▶ Task goal:
Quote the whole listing word for word. Do not include the pictures.

▶ Recorded data:
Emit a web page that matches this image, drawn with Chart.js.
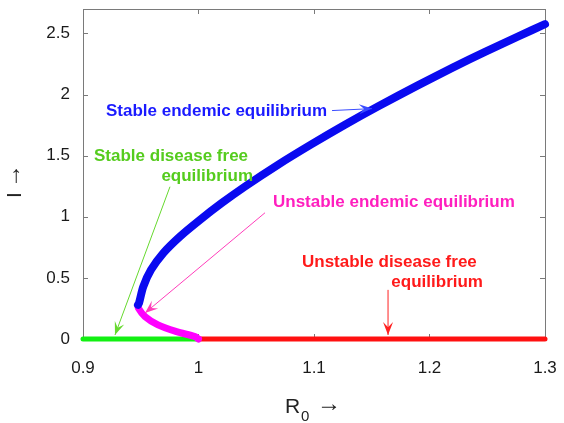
<!DOCTYPE html>
<html>
<head>
<meta charset="utf-8">
<script src="https://cdn.jsdelivr.net/npm/chart.js@4/dist/chart.umd.min.js"></script>
<style>
  html, body { margin: 0; padding: 0; background: #fff; }
  #wrap { width: 564px; height: 423px; }
</style>
</head>
<body>
<div id="wrap"><canvas id="chart"></canvas></div>
<script>
// branch values (R0, I)
const stableR = [0.9476, 0.9485, 0.9522, 0.9589, 0.9695, 0.984, 1.0013, 1.0201, 1.0403, 1.0691, 1.098, 1.1268, 1.1557, 1.1903, 1.2192, 1.2481, 1.2769, 1.3];
const stableI = [0.279, 0.293, 0.429, 0.566, 0.703, 0.839, 0.975, 1.112, 1.248, 1.427, 1.594, 1.753, 1.904, 2.077, 2.216, 2.349, 2.476, 2.576];
const unstableR = [0.9476, 0.9479, 0.9537, 0.9649, 0.9811, 0.997, 1.0];
const unstableI = [0.279, 0.254, 0.183, 0.115, 0.060, 0.019, 0];
const dfeStableR = [0.9, 1.0];
const dfeStableI = [0, 0];
const dfeUnstableR = [1.0, 1.3];
const dfeUnstableI = [0, 0];

const xTicks = [0.9, 1, 1.1, 1.2, 1.3];
const yTicks = [0, 0.5, 1, 1.5, 2, 2.5];

const FONT = '"Liberation Sans", Arial, Helvetica, sans-serif';

function pts(xs, ys) {
  return xs.map((x, i) => ({ x, y: ys[i] }));
}

// labels and arrows, in data coordinates
const notes = [
  { lines: [{ t: "Stable endemic equilibrium", x: 0.9199, y: 1.861, align: "left" }],
    color: "#1a1aff", arrow: [1.1156, 1.869, 1.1502, 1.885], arrowColor: "#3a4cff" },
  { lines: [{ t: "Stable disease free", x: 1.0429, y: 1.492, align: "right" },
            { t: "equilibrium", x: 1.0472, y: 1.328, align: "right" }],
    color: "#55cc1e", arrow: [0.9753, 1.246, 0.9277, 0.033], arrowColor: "#66d92e" },
  { lines: [{ t: "Unstable endemic equilibrium", x: 1.0645, y: 1.115, align: "left" }],
    color: "#ff1fbf", arrow: [1.0576, 1.033, 0.9537, 0.213], arrowColor: "#ff3dba" },
  { lines: [{ t: "Unstable disease free", x: 1.0896, y: 0.631, align: "left" },
            { t: "equilibrium", x: 1.2463, y: 0.467, align: "right" }],
    color: "#ff1a1a", arrow: [1.1641, 0.402, 1.1641, 0.033], arrowColor: "#ff2020" },
];

function arrowHead(ctx, x1, y1, x2, y2, len, half) {
  const a = Math.atan2(y2 - y1, x2 - x1);
  const c = Math.cos(a), s = Math.sin(a);
  const bx = x2 - c * len, by = y2 - s * len;
  const nx = x2 - c * len * 0.6, ny = y2 - s * len * 0.6;
  ctx.beginPath();
  ctx.moveTo(x2, y2);
  ctx.lineTo(bx - s * half, by + c * half);
  ctx.lineTo(nx, ny);
  ctx.lineTo(bx + s * half, by - c * half);
  ctx.closePath();
  ctx.fill();
}

const framePlugin = {
  id: "frame",
  beforeDatasetsDraw(chart) {
    const { ctx, chartArea: a, scales } = chart;
    ctx.save();
    ctx.strokeStyle = "#7a7a7a";
    ctx.lineWidth = 1;
    ctx.strokeRect(a.left + 0.5, a.top + 0.5, a.right - a.left, a.bottom - a.top);
    ctx.beginPath();
    xTicks.forEach((v) => {
      const px = Math.round(scales.x.getPixelForValue(v)) + 0.5;
      ctx.moveTo(px, a.bottom); ctx.lineTo(px, a.bottom - 5);
      ctx.moveTo(px, a.top); ctx.lineTo(px, a.top + 5);
    });
    yTicks.forEach((v) => {
      const py = Math.round(scales.y.getPixelForValue(v)) + 0.5;
      ctx.moveTo(a.left, py); ctx.lineTo(a.left + 5, py);
      ctx.moveTo(a.right, py); ctx.lineTo(a.right - 5, py);
    });
    ctx.stroke();
    ctx.restore();
  },
  afterDatasetsDraw(chart) {
    const { ctx, scales } = chart;
    const X = (v) => scales.x.getPixelForValue(v);
    const Y = (v) => scales.y.getPixelForValue(v);
    ctx.save();
    notes.forEach((n) => {
      ctx.font = "bold 17px " + FONT;
      ctx.fillStyle = n.color;
      ctx.textBaseline = "middle";
      n.lines.forEach((l) => {
        ctx.textAlign = l.align;
        ctx.fillText(l.t, X(l.x), Y(l.y));
      });
      const [ax1, ay1, ax2, ay2] = n.arrow;
      const x1 = X(ax1), y1 = Y(ay1), x2 = X(ax2), y2 = Y(ay2);
      ctx.strokeStyle = n.arrowColor;
      ctx.fillStyle = n.arrowColor;
      ctx.lineWidth = 1;
      ctx.beginPath();
      ctx.moveTo(x1, y1);
      ctx.lineTo(x2, y2);
      ctx.stroke();
      arrowHead(ctx, x1, y1, x2, y2, 13, 5);
    });

    // axis titles
    ctx.fillStyle = "#222";
    ctx.textBaseline = "alphabetic";
    ctx.textAlign = "left";
    ctx.font = "21px " + FONT;
    ctx.fillText("R", 285, 413);
    ctx.font = "15px " + FONT;
    ctx.fillText("0", 301, 421);
    ctx.font = "24px " + FONT;
    ctx.fillText("\u2192", 317, 411);

    ctx.translate(21, 198);
    ctx.rotate(-Math.PI / 2);
    ctx.font = "21px " + FONT;
    ctx.fillText("I", 0, 0);
    ctx.font = "24px " + FONT;
    ctx.fillText("\u2192", 10, -1);
    ctx.restore();
  },
};

const lineDs = (label, data, color, width) => ({
  label, data,
  borderColor: color,
  backgroundColor: color,
  borderWidth: width,
  borderCapStyle: "round",
  borderJoinStyle: "round",
  pointRadius: 0,
  showLine: true,
  tension: 0.3,
  clip: 8,
});

const noPad = (s) => {
  s.paddingTop = 0; s.paddingBottom = 0; s.paddingLeft = 0; s.paddingRight = 0;
};

new Chart(document.getElementById("chart"), {
  type: "scatter",
  data: {
    datasets: [
      lineDs("Stable endemic", pts(stableR, stableI), "#0a0af0", 8),
      lineDs("Unstable endemic", pts(unstableR, unstableI), "#ff00ff", 7),
      lineDs("Stable DFE", pts(dfeStableR, dfeStableI), "#12f012", 5),
      lineDs("Unstable DFE", pts(dfeUnstableR, dfeUnstableI), "#ff1010", 5),
    ],
  },
  options: {
    responsive: true,
    maintainAspectRatio: false,
    animation: false,
    layout: { padding: { top: 9, right: 19, left: 0, bottom: 0 } },
    plugins: { legend: { display: false }, tooltip: { enabled: false } },
    scales: {
      x: {
        type: "linear",
        min: 0.9, max: 1.3,
        afterBuildTicks: (s) => { s.ticks = xTicks.map((v) => ({ value: v })); },
        afterFit: (s) => { s.height = 84; noPad(s); },
        grid: { display: false, drawTicks: false },
        border: { display: false },
        ticks: {
          padding: 19,
          color: "#1a1a1a",
          font: { family: FONT, size: 17 },
          maxRotation: 0,
          callback: (v) => String(Math.round(v * 10) / 10),
        },
      },
      y: {
        type: "linear",
        min: 0, max: 2.7,
        afterBuildTicks: (s) => { s.ticks = yTicks.map((v) => ({ value: v })); },
        afterFit: (s) => { s.width = 83; noPad(s); },
        grid: { display: false, drawTicks: false },
        border: { display: false },
        ticks: {
          padding: 13,
          color: "#1a1a1a",
          font: { family: FONT, size: 17 },
          callback: (v) => String(v),
        },
      },
    },
  },
  plugins: [framePlugin],
});
</script>
</body>
</html>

▶ Complete output:
Emit a web page that matches this image, drawn with Chart.js.
<!DOCTYPE html>
<html>
<head>
<meta charset="utf-8">
<script src="https://cdn.jsdelivr.net/npm/chart.js@4/dist/chart.umd.min.js"></script>
<style>
  html, body { margin: 0; padding: 0; background: #fff; }
  #wrap { width: 564px; height: 423px; }
</style>
</head>
<body>
<div id="wrap"><canvas id="chart"></canvas></div>
<script>
// branch values (R0, I)
const stableR = [0.9476, 0.9485, 0.9522, 0.9589, 0.9695, 0.984, 1.0013, 1.0201, 1.0403, 1.0691, 1.098, 1.1268, 1.1557, 1.1903, 1.2192, 1.2481, 1.2769, 1.3];
const stableI = [0.279, 0.293, 0.429, 0.566, 0.703, 0.839, 0.975, 1.112, 1.248, 1.427, 1.594, 1.753, 1.904, 2.077, 2.216, 2.349, 2.476, 2.576];
const unstableR = [0.9476, 0.9479, 0.9537, 0.9649, 0.9811, 0.997, 1.0];
const unstableI = [0.279, 0.254, 0.183, 0.115, 0.060, 0.019, 0];
const dfeStableR = [0.9, 1.0];
const dfeStableI = [0, 0];
const dfeUnstableR = [1.0, 1.3];
const dfeUnstableI = [0, 0];

const xTicks = [0.9, 1, 1.1, 1.2, 1.3];
const yTicks = [0, 0.5, 1, 1.5, 2, 2.5];

const FONT = '"Liberation Sans", Arial, Helvetica, sans-serif';

function pts(xs, ys) {
  return xs.map((x, i) => ({ x, y: ys[i] }));
}

// labels and arrows, in data coordinates
const notes = [
  { lines: [{ t: "Stable endemic equilibrium", x: 0.9199, y: 1.861, align: "left" }],
    color: "#1a1aff", arrow: [1.1156, 1.869, 1.1502, 1.885], arrowColor: "#3a4cff" },
  { lines: [{ t: "Stable disease free", x: 1.0429, y: 1.492, align: "right" },
            { t: "equilibrium", x: 1.0472, y: 1.328, align: "right" }],
    color: "#55cc1e", arrow: [0.9753, 1.246, 0.9277, 0.033], arrowColor: "#66d92e" },
  { lines: [{ t: "Unstable endemic equilibrium", x: 1.0645, y: 1.115, align: "left" }],
    color: "#ff1fbf", arrow: [1.0576, 1.033, 0.9537, 0.213], arrowColor: "#ff3dba" },
  { lines: [{ t: "Unstable disease free", x: 1.0896, y: 0.631, align: "left" },
            { t: "equilibrium", x: 1.2463, y: 0.467, align: "right" }],
    color: "#ff1a1a", arrow: [1.1641, 0.402, 1.1641, 0.033], arrowColor: "#ff2020" },
];

function arrowHead(ctx, x1, y1, x2, y2, len, half) {
  const a = Math.atan2(y2 - y1, x2 - x1);
  const c = Math.cos(a), s = Math.sin(a);
  const bx = x2 - c * len, by = y2 - s * len;
  const nx = x2 - c * len * 0.6, ny = y2 - s * len * 0.6;
  ctx.beginPath();
  ctx.moveTo(x2, y2);
  ctx.lineTo(bx - s * half, by + c * half);
  ctx.lineTo(nx, ny);
  ctx.lineTo(bx + s * half, by - c * half);
  ctx.closePath();
  ctx.fill();
}

const framePlugin = {
  id: "frame",
  beforeDatasetsDraw(chart) {
    const { ctx, chartArea: a, scales } = chart;
    ctx.save();
    ctx.strokeStyle = "#7a7a7a";
    ctx.lineWidth = 1;
    ctx.strokeRect(a.left + 0.5, a.top + 0.5, a.right - a.left, a.bottom - a.top);
    ctx.beginPath();
    xTicks.forEach((v) => {
      const px = Math.round(scales.x.getPixelForValue(v)) + 0.5;
      ctx.moveTo(px, a.bottom); ctx.lineTo(px, a.bottom - 5);
      ctx.moveTo(px, a.top); ctx.lineTo(px, a.top + 5);
    });
    yTicks.forEach((v) => {
      const py = Math.round(scales.y.getPixelForValue(v)) + 0.5;
      ctx.moveTo(a.left, py); ctx.lineTo(a.left + 5, py);
      ctx.moveTo(a.right, py); ctx.lineTo(a.right - 5, py);
    });
    ctx.stroke();
    ctx.restore();
  },
  afterDatasetsDraw(chart) {
    const { ctx, scales } = chart;
    const X = (v) => scales.x.getPixelForValue(v);
    const Y = (v) => scales.y.getPixelForValue(v);
    ctx.save();
    notes.forEach((n) => {
      ctx.font = "bold 17px " + FONT;
      ctx.fillStyle = n.color;
      ctx.textBaseline = "middle";
      n.lines.forEach((l) => {
        ctx.textAlign = l.align;
        ctx.fillText(l.t, X(l.x), Y(l.y));
      });
      const [ax1, ay1, ax2, ay2] = n.arrow;
      const x1 = X(ax1), y1 = Y(ay1), x2 = X(ax2), y2 = Y(ay2);
      ctx.strokeStyle = n.arrowColor;
      ctx.fillStyle = n.arrowColor;
      ctx.lineWidth = 1;
      ctx.beginPath();
      ctx.moveTo(x1, y1);
      ctx.lineTo(x2, y2);
      ctx.stroke();
      arrowHead(ctx, x1, y1, x2, y2, 13, 5);
    });

    // axis titles
    ctx.fillStyle = "#222";
    ctx.textBaseline = "alphabetic";
    ctx.textAlign = "left";
    ctx.font = "21px " + FONT;
    ctx.fillText("R", 285, 413);
    ctx.font = "15px " + FONT;
    ctx.fillText("0", 301, 421);
    ctx.font = "24px " + FONT;
    ctx.fillText("\u2192", 317, 411);

    ctx.translate(21, 198);
    ctx.rotate(-Math.PI / 2);
    ctx.font = "21px " + FONT;
    ctx.fillText("I", 0, 0);
    ctx.font = "24px " + FONT;
    ctx.fillText("\u2192", 10, -1);
    ctx.restore();
  },
};

const lineDs = (label, data, color, width) => ({
  label, data,
  borderColor: color,
  backgroundColor: color,
  borderWidth: width,
  borderCapStyle: "round",
  borderJoinStyle: "round",
  pointRadius: 0,
  showLine: true,
  tension: 0.3,
  clip: 8,
});

const noPad = (s) => {
  s.paddingTop = 0; s.paddingBottom = 0; s.paddingLeft = 0; s.paddingRight = 0;
};

new Chart(document.getElementById("chart"), {
  type: "scatter",
  data: {
    datasets: [
      lineDs("Stable endemic", pts(stableR, stableI), "#0a0af0", 8),
      lineDs("Unstable endemic", pts(unstableR, unstableI), "#ff00ff", 7),
      lineDs("Stable DFE", pts(dfeStableR, dfeStableI), "#12f012", 5),
      lineDs("Unstable DFE", pts(dfeUnstableR, dfeUnstableI), "#ff1010", 5),
    ],
  },
  options: {
    responsive: true,
    maintainAspectRatio: false,
    animation: false,
    layout: { padding: { top: 9, right: 19, left: 0, bottom: 0 } },
    plugins: { legend: { display: false }, tooltip: { enabled: false } },
    scales: {
      x: {
        type: "linear",
        min: 0.9, max: 1.3,
        afterBuildTicks: (s) => { s.ticks = xTicks.map((v) => ({ value: v })); },
        afterFit: (s) => { s.height = 84; noPad(s); },
        grid: { display: false, drawTicks: false },
        border: { display: false },
        ticks: {
          padding: 19,
          color: "#1a1a1a",
          font: { family: FONT, size: 17 },
          maxRotation: 0,
          callback: (v) => String(Math.round(v * 10) / 10),
        },
      },
      y: {
        type: "linear",
        min: 0, max: 2.7,
        afterBuildTicks: (s) => { s.ticks = yTicks.map((v) => ({ value: v })); },
        afterFit: (s) => { s.width = 83; noPad(s); },
        grid: { display: false, drawTicks: false },
        border: { display: false },
        ticks: {
          padding: 13,
          color: "#1a1a1a",
          font: { family: FONT, size: 17 },
          callback: (v) => String(v),
        },
      },
    },
  },
  plugins: [framePlugin],
});
</script>
</body>
</html>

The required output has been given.